Dataset excerpt:
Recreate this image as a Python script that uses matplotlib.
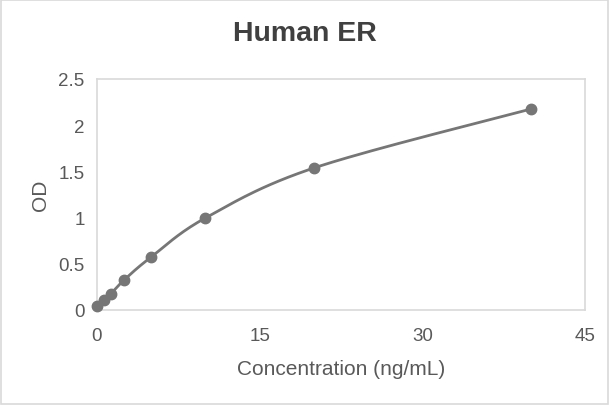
import numpy as np
import matplotlib
matplotlib.use("Agg")
import matplotlib.pyplot as plt
from matplotlib.patches import Rectangle

conc = [0, 0.625, 1.25, 2.5, 5, 10, 20, 40]
od = [0.043, 0.108, 0.173, 0.325, 0.574, 0.996, 1.537, 2.175]
x_ticks = [0, 15, 30, 45]
y_ticks = [0, 0.5, 1, 1.5, 2, 2.5]
y_labels = ["0", "0.5", "1", "1.5", "2", "2.5"]

plt.rcParams["font.family"] = ["Liberation Sans", "DejaVu Sans"]


def smooth(xs, ys, n=30, tension=0.5):
    # Catmull-Rom style smoothing between data points (like Excel smoothed line)
    xs = np.asarray(xs, float)
    ys = np.asarray(ys, float)
    px = np.concatenate([[xs[0]], xs, [xs[-1]]])
    py = np.concatenate([[ys[0]], ys, [ys[-1]]])
    outx, outy = [], []
    t = np.linspace(0, 1, n)
    for i in range(1, len(px) - 2):
        p0, p1, p2, p3 = (np.array([px[j], py[j]]) for j in range(i - 1, i + 3))
        m1 = tension * (p2 - p0)
        m2 = tension * (p3 - p1)
        h00 = 2 * t**3 - 3 * t**2 + 1
        h10 = t**3 - 2 * t**2 + t
        h01 = -2 * t**3 + 3 * t**2
        h11 = t**3 - t**2
        pts = (np.outer(h00, p1) + np.outer(h10, m1) + np.outer(h01, p2) + np.outer(h11, m2))
        outx.extend(pts[:, 0])
        outy.extend(pts[:, 1])
    return outx, outy


fig = plt.figure(figsize=(6.09, 4.06), dpi=100)
fig.patches.append(Rectangle((0.002, 0.002), 0.996, 0.995, transform=fig.transFigure,
                             fill=False, edgecolor="#d9d9d9", linewidth=1.2))
ax = fig.add_axes([97 / 609, 1 - 311 / 406, 488 / 609, 231 / 406])

sx, sy = smooth(conc, od)
ax.plot(sx, sy, color="#767676", linewidth=2, zorder=2, clip_on=False)
ax.plot(conc, od, "o", color="#767676", markersize=7.5, zorder=3, clip_on=False)

ax.set_xlim(0, 45)
ax.set_ylim(0, 2.5)
ax.set_xticks(x_ticks)
ax.set_yticks(y_ticks)
ax.set_yticklabels(y_labels)
ax.tick_params(length=0, labelsize=13.5, colors="#595959")
ax.tick_params(axis="x", pad=12)
ax.tick_params(axis="y", pad=9)
for s in ax.spines.values():
    s.set_color("#d9d9d9")
    s.set_linewidth(1.2)

ax.set_xlabel("Concentration (ng/mL)", fontsize=15, color="#595959", labelpad=11)
ax.set_ylabel("OD", fontsize=15, color="#595959", labelpad=6)
fig.text(0.5, 1 - 34 / 406, "Human ER", ha="center", va="center",
         fontsize=20.5, fontweight="bold", color="#404040")

fig.savefig("out.png", dpi=100)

Stated goal: Exclude the pictures. Write out the remaining data exactly.

Task solution:
Recreate this image as a Python script that uses matplotlib.
import numpy as np
import matplotlib
matplotlib.use("Agg")
import matplotlib.pyplot as plt
from matplotlib.patches import Rectangle

conc = [0, 0.625, 1.25, 2.5, 5, 10, 20, 40]
od = [0.043, 0.108, 0.173, 0.325, 0.574, 0.996, 1.537, 2.175]
x_ticks = [0, 15, 30, 45]
y_ticks = [0, 0.5, 1, 1.5, 2, 2.5]
y_labels = ["0", "0.5", "1", "1.5", "2", "2.5"]

plt.rcParams["font.family"] = ["Liberation Sans", "DejaVu Sans"]


def smooth(xs, ys, n=30, tension=0.5):
    # Catmull-Rom style smoothing between data points (like Excel smoothed line)
    xs = np.asarray(xs, float)
    ys = np.asarray(ys, float)
    px = np.concatenate([[xs[0]], xs, [xs[-1]]])
    py = np.concatenate([[ys[0]], ys, [ys[-1]]])
    outx, outy = [], []
    t = np.linspace(0, 1, n)
    for i in range(1, len(px) - 2):
        p0, p1, p2, p3 = (np.array([px[j], py[j]]) for j in range(i - 1, i + 3))
        m1 = tension * (p2 - p0)
        m2 = tension * (p3 - p1)
        h00 = 2 * t**3 - 3 * t**2 + 1
        h10 = t**3 - 2 * t**2 + t
        h01 = -2 * t**3 + 3 * t**2
        h11 = t**3 - t**2
        pts = (np.outer(h00, p1) + np.outer(h10, m1) + np.outer(h01, p2) + np.outer(h11, m2))
        outx.extend(pts[:, 0])
        outy.extend(pts[:, 1])
    return outx, outy


fig = plt.figure(figsize=(6.09, 4.06), dpi=100)
fig.patches.append(Rectangle((0.002, 0.002), 0.996, 0.995, transform=fig.transFigure,
                             fill=False, edgecolor="#d9d9d9", linewidth=1.2))
ax = fig.add_axes([97 / 609, 1 - 311 / 406, 488 / 609, 231 / 406])

sx, sy = smooth(conc, od)
ax.plot(sx, sy, color="#767676", linewidth=2, zorder=2, clip_on=False)
ax.plot(conc, od, "o", color="#767676", markersize=7.5, zorder=3, clip_on=False)

ax.set_xlim(0, 45)
ax.set_ylim(0, 2.5)
ax.set_xticks(x_ticks)
ax.set_yticks(y_ticks)
ax.set_yticklabels(y_labels)
ax.tick_params(length=0, labelsize=13.5, colors="#595959")
ax.tick_params(axis="x", pad=12)
ax.tick_params(axis="y", pad=9)
for s in ax.spines.values():
    s.set_color("#d9d9d9")
    s.set_linewidth(1.2)

ax.set_xlabel("Concentration (ng/mL)", fontsize=15, color="#595959", labelpad=11)
ax.set_ylabel("OD", fontsize=15, color="#595959", labelpad=6)
fig.text(0.5, 1 - 34 / 406, "Human ER", ha="center", va="center",
         fontsize=20.5, fontweight="bold", color="#404040")

fig.savefig("out.png", dpi=100)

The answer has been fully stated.